Florida Governor Ron DeSantis has asked the state’s legislative body to do away with end-of-year standardized assessments in schools. The premise: testing students at the end of the school year all but eliminates opportunities for students to improve their skills and boost their learning, and takes too much time away from instruction opportunities.
He wants to replace the practice with a series of exams designed to monitor students’ progress throughout the year.
He might have a point, given the nation’s struggles with K-12 students’ performance on standardized tests.
A couple of quick hits on standardized testing nationwide:
Only half of all California students performed at grade level in reading on the state’s most recent standardized language arts test, and just 34 percent of California fourth-graders scored proficient in math on the 2019 National Assessment of Educational Progress (NAEP), placing the state 44th nationwide. Minority students in big cities perform particularly poorly. In Los Angeles, for example, just 9 percent of blacks scored proficient in eighth-grade math, compared with 12 percent of Hispanics and 51 percent of whites on the recent NAEP. A recently released “States with the Best Public Schools since the Pandemic” tracker ranks California 44th nationally. – City Journal
Only 45.4% of K-12 students passed the exams for the 2020-21 school year, according to results released at a State Board of Education meeting Wednesday. Two years ago — the last time testing was required — nearly 59% of K-12 students passed state exams.
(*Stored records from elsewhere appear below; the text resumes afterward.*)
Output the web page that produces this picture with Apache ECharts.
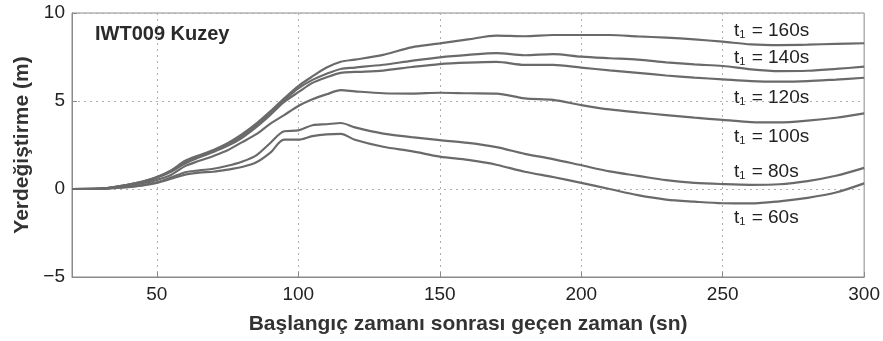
<!DOCTYPE html>
<html>
<head>
<meta charset="utf-8">
<script src="https://cdn.jsdelivr.net/npm/echarts@6/dist/echarts.min.js"></script>
<style>html,body{margin:0;padding:0;background:#fff;}#c{width:883px;height:341px;}</style>
</head>
<body>
<div id="c"></div>
<script>
const times = [20,30,40,45,50,55,60,65,70,75,80,85,90,95,100,105,110,115,120,130,140,150,160,170,180,190,200,210,220,230,240,250,260,270,280,290,300];
const t160 = [0,0.02,0.25,0.42,0.68,1.05,1.6,1.92,2.22,2.6,3.1,3.7,4.4,5.15,5.85,6.4,6.9,7.23,7.35,7.62,8.05,8.27,8.5,8.72,8.68,8.75,8.75,8.75,8.67,8.6,8.5,8.37,8.22,8.18,8.2,8.25,8.28];
const t140 = [0,0.02,0.25,0.42,0.67,1.03,1.55,1.88,2.18,2.55,3.02,3.62,4.32,5.05,5.72,6.2,6.55,6.82,6.9,7.06,7.28,7.48,7.62,7.72,7.6,7.66,7.52,7.43,7.35,7.2,7.08,6.99,6.8,6.7,6.72,6.82,6.95];
const t120 = [0,0.02,0.23,0.4,0.64,0.98,1.45,1.8,2.1,2.45,2.9,3.5,4.2,4.95,5.5,6.03,6.35,6.6,6.65,6.73,6.93,7.1,7.18,7.22,7.05,7.05,6.9,6.74,6.6,6.45,6.33,6.23,6.13,6.1,6.13,6.22,6.32];
const t100 = [0,0.02,0.2,0.33,0.52,0.8,1.3,1.6,1.88,2.2,2.65,3.1,3.7,4.2,4.72,5.1,5.38,5.62,5.55,5.44,5.42,5.47,5.44,5.42,5.15,5.06,4.77,4.52,4.35,4.2,4.05,3.93,3.8,3.78,3.88,4.05,4.3];
const t80 = [0,0.01,0.12,0.22,0.38,0.65,0.95,1.06,1.15,1.32,1.55,1.9,2.6,3.28,3.33,3.62,3.68,3.75,3.5,3.15,2.95,2.78,2.62,2.38,2.0,1.7,1.35,1.0,0.75,0.5,0.35,0.28,0.24,0.27,0.45,0.75,1.2];
const t60 = [0,0.01,0.1,0.2,0.35,0.58,0.82,0.93,0.98,1.1,1.25,1.5,2.05,2.8,2.8,3.0,3.1,3.13,2.8,2.4,2.15,1.84,1.65,1.38,0.98,0.68,0.35,0.0,-0.35,-0.6,-0.72,-0.81,-0.82,-0.7,-0.5,-0.2,0.32];
const seriesNames = ['t1 = 160s','t1 = 140s','t1 = 120s','t1 = 100s','t1 = 80s','t1 = 60s'];
const seriesLabels = ['160s','140s','120s','100s','80s','60s'];
const seriesData = [t160,t140,t120,t100,t80,t60];
const xTicks = [50,100,150,200,250,300];
const yTicks = [-5,0,5,10];

const labelPos = [[734,21],[734,48],[734,88],[734,127],[734,162],[734,208]];

const chart = echarts.init(document.getElementById('c'));
const font = '"Liberation Sans", Arial, Helvetica, sans-serif';
chart.setOption({
  animation: false,
  backgroundColor: '#fff',
  grid: {left: 72, right: 18, top: 13, bottom: 64, show: true, borderColor: '#8a8a8a', borderWidth: 1},
  xAxis: {
    type: 'value', min: 20, max: 300,
    name: 'Başlangıç zamanı sonrası geçen zaman (sn)',
    nameLocation: 'middle', nameGap: 37,
    nameTextStyle: {fontFamily: font, fontSize: 21, fontWeight: 'bold', color: '#333'},
    axisLine: {show: true, onZero: false, lineStyle: {color: '#8a8a8a'}},
    axisTick: {inside: true, length: 5, lineStyle: {color: '#8a8a8a'}},
    axisLabel: {fontFamily: font, fontSize: 19, color: '#222', margin: 8,
      formatter: v => xTicks.indexOf(v) >= 0 ? String(v) : ''},
    splitLine: {show: true, lineStyle: {type: [2,4], color: '#b0b0b0'}}
  },
  yAxis: {
    type: 'value', min: -5, max: 10, interval: 5,
    name: 'Yerdeğiştirme (m)',
    nameLocation: 'middle', nameGap: 39,
    nameTextStyle: {fontFamily: font, fontSize: 21, fontWeight: 'bold', color: '#333'},
    axisLine: {show: true, onZero: false, lineStyle: {color: '#8a8a8a'}},
    axisTick: {inside: true, length: 5, lineStyle: {color: '#8a8a8a'}},
    axisLabel: {fontFamily: font, fontSize: 19, color: '#222', margin: 7,
      formatter: v => yTicks.indexOf(v) >= 0 ? String(v).replace('-', '\u2212') : ''},
    splitLine: {show: true, lineStyle: {type: [2,4], color: '#b0b0b0'}}
  },
  series: seriesData.map((d, i) => ({
    name: seriesNames[i],
    type: 'line',
    data: times.map((t, j) => [t, d[j]]),
    showSymbol: false,
    smooth: 0.3,
    lineStyle: {color: '#6a6a6a', width: 2.2},
    z: 3
  })),
  graphic: [
    {type: 'text', left: 95, top: 24, style: {text: 'IWT009 Kuzey', font: 'bold 20px ' + font, fill: '#2a2a2a'}}
  ].concat(seriesLabels.map((s, i) => ({
    type: 'text', left: labelPos[i][0], top: labelPos[i][1],
    style: {
      text: '{a|t}{b|1}{a| = ' + s + '}',
      rich: {
        a: {fontFamily: font, fontSize: 19, fill: '#222', color: '#222', lineHeight: 22, verticalAlign: 'bottom'},
        b: {fontFamily: font, fontSize: 11, fill: '#222', color: '#222', lineHeight: 11, verticalAlign: 'bottom', padding: [0,1,0,0]}
      }
    }
  })))
});
</script>
</body>
</html>
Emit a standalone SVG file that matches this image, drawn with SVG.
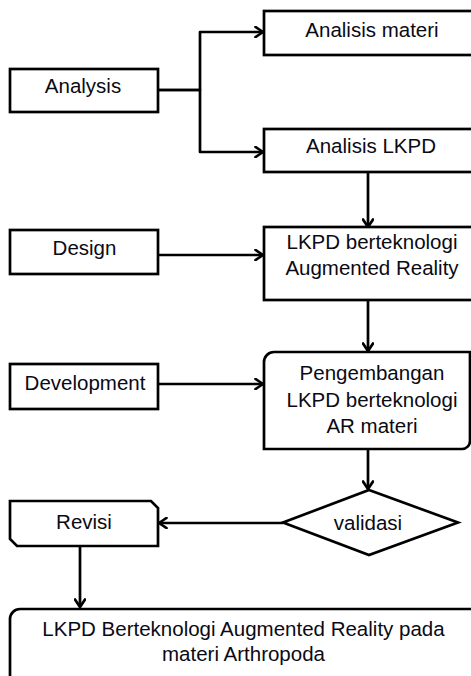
<svg xmlns="http://www.w3.org/2000/svg" width="471" height="676" viewBox="0 0 471 676">
  <defs>
    <style>
      .box { fill: #ffffff; stroke: #000000; stroke-width: 2.7; stroke-linejoin: miter; }
      .lbl { font-family: "Liberation Sans", Arial, sans-serif; font-size: 20.5px; fill: #0a0a14; text-anchor: middle; }
      .con { fill: none; stroke: #000000; stroke-width: 2.7; stroke-linejoin: round; }
    </style>
    <marker id="arr" viewBox="0 0 12 12" refX="10.5" refY="6" markerWidth="12" markerHeight="12" markerUnits="userSpaceOnUse" orient="auto">
      <path d="M3,1 L10.5,6 L3,11" fill="none" stroke="#000000" stroke-width="2.7" stroke-linecap="round" stroke-linejoin="round"/>
    </marker>
  </defs>
  <rect width="471" height="676" fill="#ffffff"/>

  <g id="connectors">
    <path class="con" d="M158,90 H200 V32 H263" marker-end="url(#arr)"/>
    <path class="con" d="M158,90 H200 V152 H263" marker-end="url(#arr)"/>
    <path class="con" d="M368,172 V227" marker-end="url(#arr)"/>
    <path class="con" d="M158,255 H263" marker-end="url(#arr)"/>
    <path class="con" d="M368,300 V351" marker-end="url(#arr)"/>
    <path class="con" d="M158,384 H263" marker-end="url(#arr)"/>
    <path class="con" d="M368,449 V489" marker-end="url(#arr)"/>
    <path class="con" d="M283,523 H159" marker-end="url(#arr)"/>
    <path class="con" d="M80,547 V607" marker-end="url(#arr)"/>
  </g>

  <g id="analysis">
    <rect class="box" x="10" y="69" width="148" height="43"/>
    <text class="lbl" x="83" y="93">Analysis</text>
  </g>
  <g id="analisis-materi">
    <rect class="box" x="264" y="11" width="216" height="44"/>
    <text class="lbl" x="372" y="37">Analisis materi</text>
  </g>
  <g id="analisis-lkpd">
    <rect class="box" x="264" y="129" width="216" height="43"/>
    <text class="lbl" x="371" y="153">Analisis LKPD</text>
  </g>
  <g id="design">
    <rect class="box" x="10" y="230" width="148" height="44"/>
    <text class="lbl" x="84.5" y="255">Design</text>
  </g>
  <g id="lkpd-ar">
    <rect class="box" x="264" y="227" width="216" height="73"/>
    <text class="lbl" x="372" y="249">LKPD berteknologi</text>
    <text class="lbl" x="372" y="275">Augmented Reality</text>
  </g>
  <g id="development">
    <rect class="box" x="10" y="364" width="148" height="45"/>
    <text class="lbl" x="85" y="390">Development</text>
  </g>
  <g id="pengembangan">
    <path class="box" d="M264,362 A10,10 0 0 1 274,352 H470 V441 A8,8 0 0 1 462,449 H264 Z"/>
    <text class="lbl" x="372" y="380">Pengembangan</text>
    <text class="lbl" x="372" y="407">LKPD berteknologi</text>
    <text class="lbl" x="372" y="433">AR materi</text>
  </g>
  <g id="validasi">
    <path class="box" d="M369,490 L458,522.5 L369,555 L283,522.5 Z"/>
    <text class="lbl" x="368" y="530">validasi</text>
  </g>
  <g id="revisi">
    <path class="box" d="M10,501 H151 L158,508 V546 H17 L10,539 Z"/>
    <text class="lbl" x="84" y="529">Revisi</text>
  </g>
  <g id="hasil">
    <path class="box" d="M10,690 V619 A10,10 0 0 1 20,609 H480 V690 Z"/>
    <text class="lbl" x="243.5" y="636">LKPD Berteknologi Augmented Reality pada</text>
    <text class="lbl" x="243.5" y="661">materi Arthropoda</text>
  </g>
</svg>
The U.S. Education Department did not require states to test students in the 2019-20 school year but required it this past year to assess pandemic learning loss. – U.S. News and World Report
The share of Texas students who passed the primary math test, Algebra I fell from 88 percent to 74 percent. More concerning, the share of students who scored on grade level dropped from 66 percent to 42 percent. Texas students can pass the exam, but fall short of performing at grade level. Scores on the two reading tests, English I and English II, held more steady. Passage rates on the English I exam slipped slightly, from 74 percent to 71 percent, as did rates of scoring on grade level (from 60 percent to 55 percent). Scores on English II, which fewer high schoolers take, essentially were unchanged. – Houston Chronicle
Data released Tuesday by the Missouri Department of Elementary and Secondary Education show that across the state, 45% of students scored at advanced or proficient levels on the tests in English language arts. About 37% were advanced or proficient at science, and just 35% were advanced or proficient in math. – Joplin Globe
Standardized testing, save for the wealthiest of school districts and their households, doesn’t showcase the true measure of learning aptitude; so much so that these K-12 results show as very much on-brand with the abandonment of SAT and ACT requirements by colleges and universities in the throes of the coronavirus pandemic.
Assessment still can’t account for disparities in learning resources, particularly among Black and Brown students. The federal Department of Education can’t regulate fairness in preparation and promotion, and the states with the worst educational outcomes have no incentive to do so; making a population smarter by jumpstarting primary and secondary education only increases the chances of out-of-state college enrollment and overall population loss.
If this is the end of standardized testing as we know it, then parents and teachers should be intensely focused on what the rebooted version of aptitude measurement looks like. Regular testing puts a higher burden on classroom instruction, and more of an expectation on parent/guardian engagement in education.
A new future is here, but it’s not clear what it looks like beyond the welcomed dispatch of end-of-year testing anxieties.
Headlines
A Texas school district doesn’t require masks. The state is suing the district anyway. [Texas Tribune]
Educational attainment at center of a report on New York Broadband Internet access [WIVB]
Dilapidated buildings increase the risk of covid transmission [Truthout]
Will micro-schools dominate post-pandemic education? [Popular Science]
Read & React
“A person who has dropped out from an excellent high school could very well have more marketable skills than a person who graduated from a low-performing high school and went on to two years of college before dropping out. While a person who has earned an associate degree will generally possess more marketable skills than a high-school dropout, there is no guarantee, as it depends on what each of them studied and how they performed in their post-secondary pursuits.”
React – There are way too many examples and way too much research demonstrating the ties between race, educational attainment, and poverty to suggest that it is a simple matter of drive and access. The caliber of instruction, the passion invoked within that instruction, and the exposure to opportunities means more than actual theoretical or even practical knowledge building; and those resources come with money and policy that sustains money for these ideas.